E la situazione albese?

«La città e il territorio sono frizzanti, ma qualche sintomo è arrivato anche qui. Parlando soprattutto con gli imprenditori locali vedo, però, molta capacità di reagire in fretta, cercando nuove esportazioni e nuovi mercati oltre confine, ad esempio».

Che cosa serve, però, per avere solide prospettive di ripresa, Barbarini?

«È fondamentale che la pubblica Amministrazione sblocchi, finalmente, i crediti e paghi i suoi fornitori. Se ne sta parlando ed è un’opportunità che non deve essere persa. Lo Stato, nel suo complesso, deve alle imprese 60 miliardi di euro: saldare i debiti e riversare al Paese tale cifra sarebbe il migliore impulso alla ripartenza di un sistema che sta languendo. Lo Stato dia le risorse dovute, poi la gente e le aziende sapranno rimboccarsi le maniche e trovare le soluzioni migliori. Al contrario, continuare a bloccare o anche solo ritardare i pagamenti mette a rischio interi settori economici e in Piemonte ne abbiamo l’esempio con la sanità e la socioassistenza ».
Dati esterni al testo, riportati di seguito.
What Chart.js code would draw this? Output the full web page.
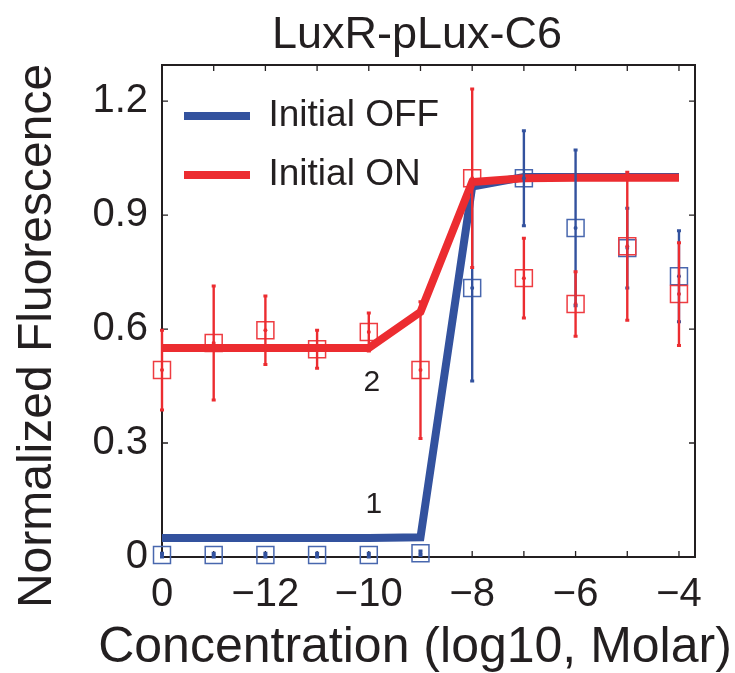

Quanto influisce, invece, la situazione politica?

«Sono uomo di finanza, inserito in una istituzione finanziaria e non voglio commentare la situazione. L’unica cosa certa è che un Paese in crisi deve avere un governo stabile per non essere preda della speculazione».
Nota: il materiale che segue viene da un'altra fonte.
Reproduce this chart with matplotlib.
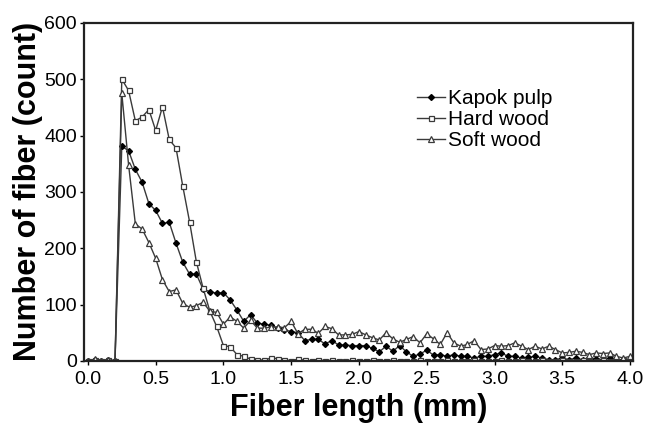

In questi giorni sta facendo scalpore la situazione di Cipro. L’Italia può esserne toccata?

«L’Italia non è Cipro e non è neppure la Spagna, l’Irlanda o la Grecia. Sono tutte situazioni diverse tra loro e con origini differenti. L’Italia, anche in crisi, resta la settimaottava economia mondiale e il secondo sistema industriale, dopo la Germania, d’Europa. Cipro, invece, è una economia piccola, basti pensare che si parla di circa 60 miliardi di depositi bancari; il nostro gruppo Ubi, che è una tra le 5 banche più grandi d’Italia, ha una base di circa 90 miliardi di depositi. Credo che il problema di Cipro sia risolvibile dalla comunità europea, anzi, può essere un’occasione per tastare il polso alla capacità dell’Europa di agire in un contesto anche più ampio».